Warangula’s genius was to embody Winpa when he painted, and thus empowered, he summoned interrelated elements - lightening, thunder, storm clouds, cascading rain and rainbows, into a single picture plain, harnessing the concatenation of meteorological phenomena, land and ceremony. Each of painting he created during this period was unique, each an improvisation that recombined the ephemeral elements associated with Kalipinypa into a poetic invocation of the storm and its easterly passage. In a few short months, Warangula produced a torrent of imagery that was wild and uncontrollable - like the storm itself. Rather than recapitulating customary icons, Warangula shattered the signs for lightening and running water to create a permeable, prismatic space comprised of dots, sinuous lines and staccato bars which jostle and surge within a vibrant pictorial ecology.[3]


The current painting, Water Dreaming at Kalipinya has several distinguishing features that demand attention. The composition is built around a centrally located set of concentric circles that signify the well at Kalipinypa. That site is surrounded by a detailed depiction of five tulku, each of which bears distinctive patterns that embody various elements of the storm. Interestingly, one of these objects bears geometric designs typical of the Western Desert, while the other designs are more characteristic of Central Australia. This convergence of styles was first noted by T.G.H. Strehlow, which he observed incised into the surface of a spear thrower depicting Kalipinypa, purchased from Warangula’s father Ngalpilala Purukulu in 1933.[4] Water Dreaming at Kalipinya also includes the classic Water Dreaming motif - two roundels joined by three sinuous (dark brown) lines. This icon has been employed by other celebrated rainmaker/artists, who paint their own sites along the vast Water Dreaming songline that can be followed from Kalipinypa east, to the longitude of Papunya before heading north through the Tanami Desert and into the tropical Kimberley. Finally, the footprints of Kalawa (white reversed arrows) can be traced at the bottom of the painting, as the egret searches for frogs and insects.

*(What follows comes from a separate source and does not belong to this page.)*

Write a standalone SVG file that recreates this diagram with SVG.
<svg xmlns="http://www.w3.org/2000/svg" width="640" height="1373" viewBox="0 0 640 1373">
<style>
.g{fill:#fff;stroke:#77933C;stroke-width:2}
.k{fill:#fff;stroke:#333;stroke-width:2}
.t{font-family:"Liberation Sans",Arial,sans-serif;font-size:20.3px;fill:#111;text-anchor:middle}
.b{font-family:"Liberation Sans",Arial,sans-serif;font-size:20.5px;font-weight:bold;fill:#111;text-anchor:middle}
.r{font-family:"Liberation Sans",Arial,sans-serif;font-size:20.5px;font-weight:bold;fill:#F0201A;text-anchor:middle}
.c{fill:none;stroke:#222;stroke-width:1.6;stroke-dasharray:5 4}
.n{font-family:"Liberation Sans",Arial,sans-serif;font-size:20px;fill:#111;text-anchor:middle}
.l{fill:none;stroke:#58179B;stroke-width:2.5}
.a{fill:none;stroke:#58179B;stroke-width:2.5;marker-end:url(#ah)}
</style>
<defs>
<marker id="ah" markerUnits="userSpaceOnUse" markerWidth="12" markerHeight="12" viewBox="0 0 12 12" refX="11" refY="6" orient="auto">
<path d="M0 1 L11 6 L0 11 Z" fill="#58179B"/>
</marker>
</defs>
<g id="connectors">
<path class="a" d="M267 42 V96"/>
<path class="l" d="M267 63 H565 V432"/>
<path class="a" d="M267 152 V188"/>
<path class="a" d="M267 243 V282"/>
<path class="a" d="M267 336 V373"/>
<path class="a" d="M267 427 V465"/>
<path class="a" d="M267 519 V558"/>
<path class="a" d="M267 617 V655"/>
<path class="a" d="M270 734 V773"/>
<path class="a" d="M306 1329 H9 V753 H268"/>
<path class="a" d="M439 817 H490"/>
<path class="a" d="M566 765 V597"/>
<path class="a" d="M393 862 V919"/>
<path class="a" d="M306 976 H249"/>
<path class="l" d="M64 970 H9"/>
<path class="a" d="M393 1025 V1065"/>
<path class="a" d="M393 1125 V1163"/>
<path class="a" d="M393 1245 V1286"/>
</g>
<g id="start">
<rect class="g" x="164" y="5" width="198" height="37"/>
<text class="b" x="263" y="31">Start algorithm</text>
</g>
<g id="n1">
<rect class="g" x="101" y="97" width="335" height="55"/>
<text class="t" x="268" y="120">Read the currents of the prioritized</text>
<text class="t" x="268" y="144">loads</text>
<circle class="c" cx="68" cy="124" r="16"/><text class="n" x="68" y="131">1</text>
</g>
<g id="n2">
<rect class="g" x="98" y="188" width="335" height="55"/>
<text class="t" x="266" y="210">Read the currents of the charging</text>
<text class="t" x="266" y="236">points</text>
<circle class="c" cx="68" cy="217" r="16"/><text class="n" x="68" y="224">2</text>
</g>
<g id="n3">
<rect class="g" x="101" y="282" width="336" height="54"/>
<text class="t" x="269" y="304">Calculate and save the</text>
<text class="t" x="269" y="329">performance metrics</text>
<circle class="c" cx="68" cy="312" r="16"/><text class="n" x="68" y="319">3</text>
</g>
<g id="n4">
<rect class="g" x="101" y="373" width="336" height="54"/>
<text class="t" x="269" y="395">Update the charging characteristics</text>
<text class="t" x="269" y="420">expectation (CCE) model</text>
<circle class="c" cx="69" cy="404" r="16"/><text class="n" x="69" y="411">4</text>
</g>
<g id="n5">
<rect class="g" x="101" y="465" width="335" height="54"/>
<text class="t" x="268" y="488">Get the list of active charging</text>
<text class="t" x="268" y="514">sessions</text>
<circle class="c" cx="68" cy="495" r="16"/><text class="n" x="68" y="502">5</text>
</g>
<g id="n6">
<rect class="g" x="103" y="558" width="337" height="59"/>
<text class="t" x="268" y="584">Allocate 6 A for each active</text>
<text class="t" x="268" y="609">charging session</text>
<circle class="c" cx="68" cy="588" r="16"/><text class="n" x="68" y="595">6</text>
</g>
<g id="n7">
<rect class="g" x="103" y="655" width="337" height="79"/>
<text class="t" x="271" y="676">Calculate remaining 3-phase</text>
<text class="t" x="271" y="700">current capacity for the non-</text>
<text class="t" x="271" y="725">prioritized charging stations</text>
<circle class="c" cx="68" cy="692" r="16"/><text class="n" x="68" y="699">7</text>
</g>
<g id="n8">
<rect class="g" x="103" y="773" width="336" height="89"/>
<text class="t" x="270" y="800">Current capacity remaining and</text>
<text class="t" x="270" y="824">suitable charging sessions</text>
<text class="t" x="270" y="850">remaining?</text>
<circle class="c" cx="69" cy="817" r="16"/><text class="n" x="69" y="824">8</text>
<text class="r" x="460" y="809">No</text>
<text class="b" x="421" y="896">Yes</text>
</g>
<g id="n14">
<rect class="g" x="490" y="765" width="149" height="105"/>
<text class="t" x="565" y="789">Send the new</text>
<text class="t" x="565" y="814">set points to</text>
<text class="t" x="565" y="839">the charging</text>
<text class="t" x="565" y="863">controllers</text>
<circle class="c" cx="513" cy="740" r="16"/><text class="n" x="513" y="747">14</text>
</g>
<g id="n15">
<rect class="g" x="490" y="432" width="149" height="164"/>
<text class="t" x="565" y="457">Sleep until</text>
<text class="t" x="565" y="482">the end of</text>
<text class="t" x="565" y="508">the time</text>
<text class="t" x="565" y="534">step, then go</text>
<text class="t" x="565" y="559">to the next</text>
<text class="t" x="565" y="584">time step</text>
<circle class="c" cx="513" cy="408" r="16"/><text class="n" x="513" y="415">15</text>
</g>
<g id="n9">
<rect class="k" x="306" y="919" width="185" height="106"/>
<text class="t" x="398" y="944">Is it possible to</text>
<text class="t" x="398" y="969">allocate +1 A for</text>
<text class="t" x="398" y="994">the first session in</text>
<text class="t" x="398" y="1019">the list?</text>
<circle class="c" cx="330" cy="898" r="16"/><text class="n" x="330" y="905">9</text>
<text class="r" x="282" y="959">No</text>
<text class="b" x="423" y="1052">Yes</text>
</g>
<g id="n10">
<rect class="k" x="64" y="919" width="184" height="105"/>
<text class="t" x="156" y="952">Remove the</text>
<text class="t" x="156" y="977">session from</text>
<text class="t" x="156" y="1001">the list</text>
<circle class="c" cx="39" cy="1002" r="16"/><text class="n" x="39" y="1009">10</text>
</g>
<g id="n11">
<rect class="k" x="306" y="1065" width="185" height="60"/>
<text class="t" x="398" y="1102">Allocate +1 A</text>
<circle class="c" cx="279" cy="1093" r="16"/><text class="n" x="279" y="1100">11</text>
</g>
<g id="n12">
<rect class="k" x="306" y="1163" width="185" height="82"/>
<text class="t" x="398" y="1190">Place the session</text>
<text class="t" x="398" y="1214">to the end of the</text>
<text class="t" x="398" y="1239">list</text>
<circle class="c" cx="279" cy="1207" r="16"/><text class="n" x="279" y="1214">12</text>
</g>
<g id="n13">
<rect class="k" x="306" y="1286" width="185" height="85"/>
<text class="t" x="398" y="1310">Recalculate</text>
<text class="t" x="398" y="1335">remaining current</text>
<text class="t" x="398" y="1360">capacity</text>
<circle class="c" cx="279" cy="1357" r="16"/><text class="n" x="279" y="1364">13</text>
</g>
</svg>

Water Dreaming at Kalipinya (1972) is equivalent in its mastery to Warangula’s greatest works of the period, including A Bush Tucker Story, (1972, National Gallery of Victoria), Water Dreaming at Kalipinya (1972, John and Barbara Wilkerson Collection, New York), Egret Dreaming (1972, National Gallery of Australia) and Water Dreaming (1972 Art Gallery of Western Australia). The work emanates extraordinary electrical energy, that of Winpa the lightening ancestor, and that which is produced by Winpa’s avatar Johnny Warangula - as he grasps the excitement of painting.

 

1 John Kean, 'Johnny Warangula Tjupurrula: history, landscape and La Niña 1974' in Indigenous Archives: the Making and unmaking of Aboriginal Art, Perth: UWA Publishing, 2017, pp. 113-166.

2 John Kean, ‘Johnny Warangula Tjupurrula: painting in a changing landscape,’ in Art Bulletin of Victoria, 2001, pp. 47-54.

3 John Kean, Dot, Circle and Frame: how Kaapa Tjampitjinpa, Tim Leura, Clifford Possum and Johnny Warangula created Papunya Tula art, Doctoral Thesis, University of Melbourne, 2020, p. 177-196.

4 Theodor George Henry Strehlow, ‘The Art of circle, line and square’, in Australian Aboriginal Art, Sydney: Ure Smith, 1964, p. 57.